Rodadas em Beberibe, as primeiríssimas cenas retratam as célebres falésias locais, permanentemente sob a ação erosiva do mar. É como se fosse uma tradução visual do quão transformador e marcante o desejo sexual pode ser. "Tem gente que não sai da nossa mente. Fica ali, gravado", dirá mais tarde uma coadjuvante.
Nesse cenário praiano, conhecemos o protagonista, Heraldo, que está pensando em largar a vida bandida e se mudar para São Paulo. Antes, porém, ele precisa quitar a dívida com uma chefona do tráfico de drogas. Ela lhe dá uma missão, mas Heraldo, por causa de sexo, acaba errando feio e vira alvo da tal de Bambina. Sua saída é se esconder no Motel Destino, onde passa a trabalhar para Elias ao mesmo tempo em que se engraça com Dayana.

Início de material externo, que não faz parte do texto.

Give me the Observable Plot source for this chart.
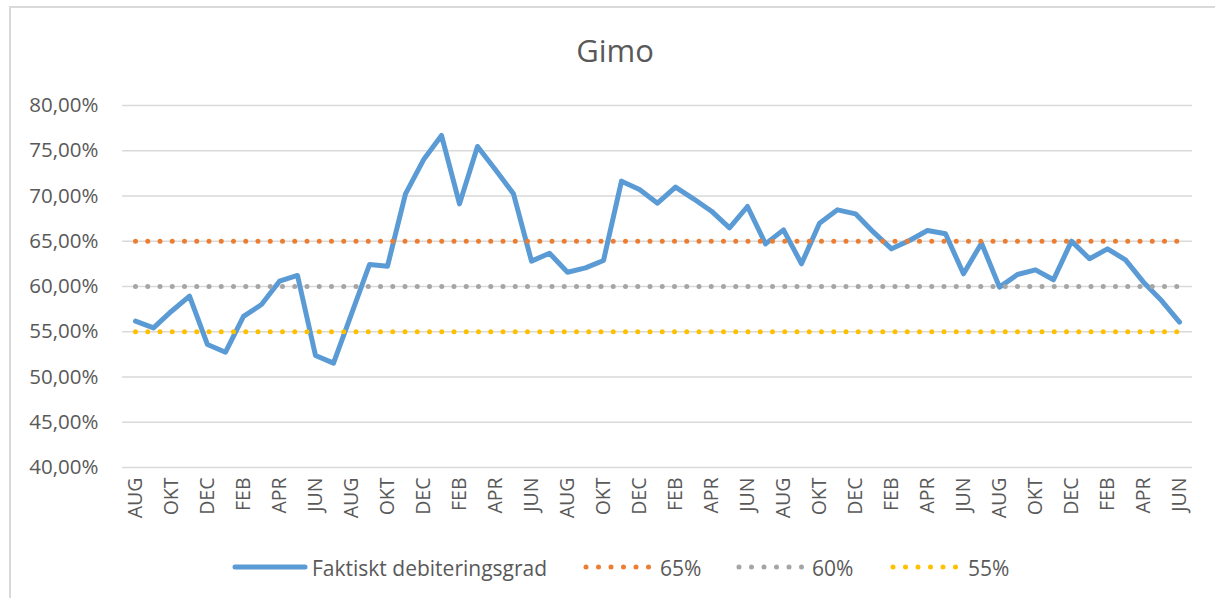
<!DOCTYPE html>
<html>
<head>
<meta charset="utf-8">
<script src="https://cdn.jsdelivr.net/npm/d3@7"></script>
<script src="https://cdn.jsdelivr.net/npm/@observablehq/plot@0.6"></script>
<style>
  html, body { margin: 0; padding: 0; background: #fff; overflow: hidden; }
  body { width: 1215px; height: 598px; position: relative; font-family: "Open Sans", sans-serif; color: #595959; }
  #frame { position: absolute; left: 9px; top: 6px; width: 1230px; height: 620px; border-left: 2px solid #d9d9d9; border-top: 2px solid #d9d9d9; }
  #title { position: absolute; left: 0; width: 1230px; top: 30px; text-align: center; font-size: 31px; line-height: 40px; }
  #chart { position: absolute; left: 0; top: 80px; }
  .leg { position: absolute; top: 554px; font-size: 21px; line-height: 28px; white-space: nowrap; }
  .sw { position: absolute; top: 556px; }
</style>
</head>
<body>
<div id="frame"></div>
<div id="title">Gimo</div>
<div id="chart"></div>
<div id="legend"></div>
<script>
const monthLabels = [
  "AUG","SEP","OKT","NOV","DEC","JAN","FEB","MAR","APR","MAJ","JUN","JUL",
  "AUG","SEP","OKT","NOV","DEC","JAN","FEB","MAR","APR","MAJ","JUN","JUL",
  "AUG","SEP","OKT","NOV","DEC","JAN","FEB","MAR","APR","MAJ","JUN","JUL",
  "AUG","SEP","OKT","NOV","DEC","JAN","FEB","MAR","APR","MAJ","JUN","JUL",
  "AUG","SEP","OKT","NOV","DEC","JAN","FEB","MAR","APR","MAJ","JUN"
];
const values = [
  56.17, 55.43, 57.27, 58.93, 53.59, 52.74, 56.70, 58.01, 60.59, 61.22,
  52.38, 51.53, 56.98, 62.43, 62.25, 70.24, 74.00, 76.69, 69.13, 75.47,
  72.90, 70.24, 62.80, 63.68, 61.58, 62.06, 62.87, 71.64, 70.72, 69.21,
  70.98, 69.69, 68.32, 66.48, 68.84, 64.71, 66.26, 62.51, 67.00, 68.47,
  68.03, 66.00, 64.16, 65.08, 66.19, 65.82, 61.40, 64.79, 59.93, 61.33,
  61.84, 60.74, 65.01, 63.06, 64.16, 62.94, 60.48, 58.45, 56.06
];
const seriesName = "Faktiskt debiteringsgrad";
const targets = [65, 60, 55];
const targetNames = ["65%", "60%", "55%"];
const targetColors = ["#ED7D31", "#A5A5A5", "#FFC000"];
const lineColor = "#5B9BD5";
const yTicks = [40, 45, 50, 55, 60, 65, 70, 75, 80];

const idx = d3.range(values.length);
const targetRows = targets.flatMap((t, k) => idx.map(i => ({i, v: t, k})));

const chart = Plot.plot({
  width: 1215,
  height: 460,
  marginLeft: 122,
  marginRight: 23,
  marginTop: 25,
  marginBottom: 73,
  style: {fontFamily: "Open Sans", color: "#595959", background: "transparent", overflow: "visible"},
  x: {type: "point", domain: idx, padding: 0.5},
  y: {domain: [40, 80]},
  marks: [
    Plot.ruleY(yTicks, {stroke: "#d9d9d9", strokeWidth: 1.3}),
    Plot.axisY({ticks: yTicks, tickSize: 0, tickPadding: 24, fontSize: 20.5, fill: "#595959",
      tickFormat: d => d.toFixed(2).replace(".", ",") + "%", label: null}),
    Plot.axisX({ticks: idx.filter(i => i % 2 === 0), tickSize: 0, tickPadding: 10, tickRotate: -90,
      fontSize: 19.5, fill: "#595959", tickFormat: i => monthLabels[i], label: null}),
    Plot.line(idx, {x: i => i, y: i => values[i], stroke: lineColor, strokeWidth: 5, strokeLinejoin: "round", strokeLinecap: "round"}),
    ...targets.map((t, k) => Plot.line(targetRows.filter(r => r.k === k), {
      x: "i", y: "v", stroke: targetColors[k], strokeWidth: 5,
      strokeDasharray: "0 12.25", strokeLinecap: "round"
    }))
  ]
});
document.getElementById("chart").appendChild(chart);

// Legend
const legend = document.getElementById("legend");
const items = [
  {type: "line", color: lineColor, name: seriesName, x0: 235, x1: 305, tx: 312},
  {type: "dots", color: targetColors[0], name: targetNames[0], x0: 586, x1: 650, tx: 660},
  {type: "dots", color: targetColors[1], name: targetNames[1], x0: 739, x1: 803, tx: 812},
  {type: "dots", color: targetColors[2], name: targetNames[2], x0: 893, x1: 957, tx: 968}
];
for (const it of items) {
  const svg = d3.create("svg").attr("class", "sw")
    .attr("width", it.x1 - it.x0 + 10).attr("height", 24)
    .style("left", (it.x0 - 5) + "px");
  if (it.type === "line") {
    svg.append("line").attr("x1", 5).attr("x2", it.x1 - it.x0 + 5).attr("y1", 11).attr("y2", 11)
      .attr("stroke", it.color).attr("stroke-width", 5).attr("stroke-linecap", "round");
  } else {
    svg.append("line").attr("x1", 5).attr("x2", it.x1 - it.x0 + 5).attr("y1", 11).attr("y2", 11)
      .attr("stroke", it.color).attr("stroke-width", 5).attr("stroke-linecap", "round")
      .attr("stroke-dasharray", "0 12.5");
  }
  legend.appendChild(svg.node());
  const t = document.createElement("div");
  t.className = "leg";
  t.style.left = it.tx + "px";
  t.textContent = it.name;
  legend.appendChild(t);
}
</script>
</body>
</html>
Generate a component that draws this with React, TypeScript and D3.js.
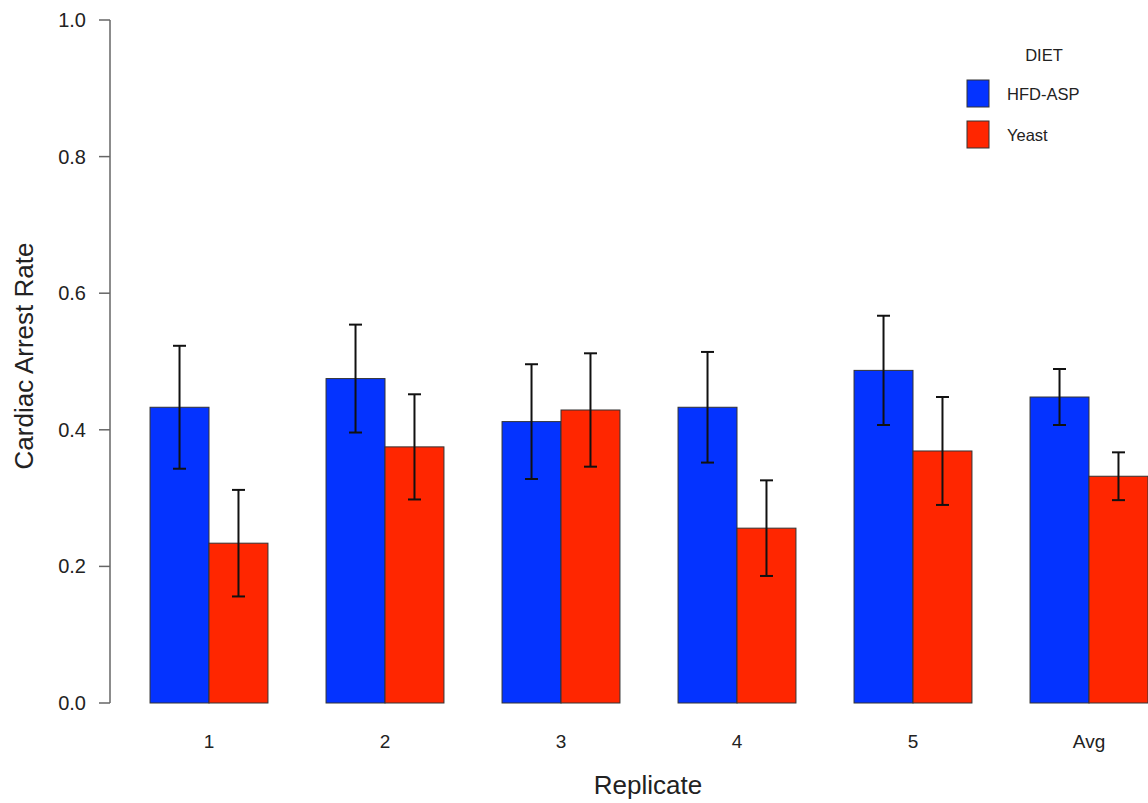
import React from "react";
import * as d3 from "d3";

const categories = ["1", "2", "3", "4", "5", "Avg"];
const seriesNames = ["HFD-ASP", "Yeast"];
const hfdValues = [0.433, 0.475, 0.412, 0.433, 0.487, 0.448];
const hfdErrors = [0.090, 0.079, 0.084, 0.081, 0.080, 0.041];
const yeastValues = [0.234, 0.375, 0.429, 0.256, 0.369, 0.332];
const yeastErrors = [0.078, 0.077, 0.083, 0.070, 0.079, 0.035];
const yTicks = [0, 0.2, 0.4, 0.6, 0.8, 1.0];
const colors = ["#0433FF", "#FF2600"];

const W = 1148;
const H = 803;
const FONT = "'Liberation Sans', Arial, Helvetica, sans-serif";

export default function App() {
  const y = d3.scaleLinear().domain([0, 1]).range([703, 20]);
  const x = d3
    .scaleBand<string>()
    .domain(categories)
    .range([121, 1177])
    .paddingInner(0.33)
    .paddingOuter(0.165);
  const xi = d3
    .scaleBand<string>()
    .domain(seriesNames)
    .range([0, x.bandwidth()])
    .padding(0);

  const series = [
    { name: seriesNames[0], values: hfdValues, errors: hfdErrors, color: colors[0] },
    { name: seriesNames[1], values: yeastValues, errors: yeastErrors, color: colors[1] },
  ];

  return (
    <svg
      width={W}
      height={H}
      style={{ position: "absolute", left: 0, top: 0, background: "#fff" }}
      fontFamily={FONT}
    >
      {/* bars */}
      {series.map((s) =>
        categories.map((c, i) => {
          const x0 = (x(c) ?? 0) + (xi(s.name) ?? 0);
          const bw = xi.bandwidth();
          return (
            <rect
              key={s.name + c}
              x={x0}
              y={y(s.values[i])}
              width={bw}
              height={y(0) - y(s.values[i])}
              fill={s.color}
              stroke="#333"
              strokeWidth={1}
            />
          );
        })
      )}
      {/* error bars */}
      {series.map((s) =>
        categories.map((c, i) => {
          const cx = (x(c) ?? 0) + (xi(s.name) ?? 0) + xi.bandwidth() / 2;
          const hi = y(s.values[i] + s.errors[i]);
          const lo = y(s.values[i] - s.errors[i]);
          return (
            <g key={"e" + s.name + c} stroke="#111" strokeWidth={2}>
              <line x1={cx} x2={cx} y1={hi} y2={lo} />
              <line x1={cx - 6.5} x2={cx + 6.5} y1={hi} y2={hi} />
              <line x1={cx - 6.5} x2={cx + 6.5} y1={lo} y2={lo} />
            </g>
          );
        })
      )}
      {/* y axis */}
      <line x1={110} x2={110} y1={y(1)} y2={y(0)} stroke="#666" strokeWidth={1.5} />
      {yTicks.map((t) => (
        <g key={t}>
          <line x1={99} x2={110} y1={y(t)} y2={y(t)} stroke="#666" strokeWidth={1.5} />
          <text
            x={86}
            y={y(t)}
            textAnchor="end"
            dominantBaseline="central"
            fontSize={20}
            fill="#222"
          >
            {d3.format(".1f")(t)}
          </text>
        </g>
      ))}
      {/* x labels */}
      {categories.map((c) => (
        <text
          key={"xl" + c}
          x={(x(c) ?? 0) + x.bandwidth() / 2}
          y={741}
          textAnchor="middle"
          dominantBaseline="central"
          fontSize={19}
          fill="#222"
        >
          {c}
        </text>
      ))}
      {/* axis titles */}
      <text x={648} y={785} textAnchor="middle" dominantBaseline="central" fontSize={26} fill="#222">
        Replicate
      </text>
      <text
        transform={`translate(24, 356) rotate(-90)`}
        textAnchor="middle"
        dominantBaseline="central"
        fontSize={26}
        fill="#222"
      >
        Cardiac Arrest Rate
      </text>
      {/* legend */}
      <text x={1044} y={55} textAnchor="middle" dominantBaseline="central" fontSize={16.5} fill="#222">
        DIET
      </text>
      {series.map((s, i) => (
        <g key={"lg" + s.name}>
          <rect
            x={967}
            y={80 + i * 41}
            width={22}
            height={27}
            fill={s.color}
            stroke="#333"
            strokeWidth={1}
          />
          <text
            x={1007}
            y={94 + i * 41}
            dominantBaseline="central"
            fontSize={16.5}
            fill="#222"
          >
            {s.name}
          </text>
        </g>
      ))}
    </svg>
  );
}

O enredo e o próprio nome do estabelecimento aludem a uma das inspirações de Karim Aïnouz, um filme símbolo tanto do cinema noir da década de 1940 quanto dos thrillers eróticos dos anos 1980: O Destino Bate à sua Porta, título dado no Brasil para The Postman Always Rings Twice (O carteiro sempre toca duas vezes), novela de James M. Cain adaptada pelo diretor Tay Garnett em 1946 e por Bob Rafelson em 1981. Aliás, o fatalismo associado à palavra que batiza o motel fez com que fosse empregada em várias versões nacionais das obras noir: Curva do Destino (1945), O Destino se Repete (1947), Na Teia do Destino (1949). E repare na semelhança da trama: na história ambientada à época da Grande Depressão dos EUA, um errante vai parar em um restaurante na beira da estrada, onde consegue um emprego e engata um caso com a fogosa e maltratada esposa do dono.
Em Motel Destino, Aïnouz trocou o preto e branco do cinema noir pela direção de fotografia em tons de azul e vermelho da francesa Hélène Louvart, a mesma de A Vida Invisível (2019), Retrato de uma Jovem em Chamas (2019), Nunca, Raramente, Às Vezes, Sempre (2020) e A Filha Perdida (2021). E, não bastasse o calor nordestino, não bastasse o despudor nas cenas de sexo, não bastasse a onipresença dos gemidos, dos rangidos de cama e dos urros de gozo no som ambiente, o diretor brasileiro esquentou ainda mais as coisas ao tornar o forasteiro um objeto do desejo também do marido traído — ainda que nunca assumido com todas as letras. "A gente veio te convidar para fazer uma baguncinha", é o que Elias diz para chamar Heraldo a um churrasco na piscina.
Os diálogos escritos por Wislan Esmeraldo com a colaboração do próprio Aïnouz e de Maurício Zacharias não são sempre explícitos, mas o corpo fala. O olhar grita. O elenco manda bem: Iago Xavier equilibra a inocência, a impulsividade e a incerteza da juventude de seu personagem. Nataly Rocha vai do desencanto ao tesão, da submissão à revolta. Fábio Assunção junta sua maior experiência com o privilégio de encarnar um tipo muito ambíguo: Elias é uma figura ora ameaçadora, ora patética, ora decadente, ora vigorosa. Em uma determinada cena, as expressões do rosto do ator são um espetáculo à parte, espelhando quase sentimentos conflitantes.
Não se pode deixar de mencionar o elenco não humano. A presença de jumentos, gatos, um bode, uma cobra e um cavalo funciona como um lembrete da nossa animalidade e da nossa subordinação aos instintos.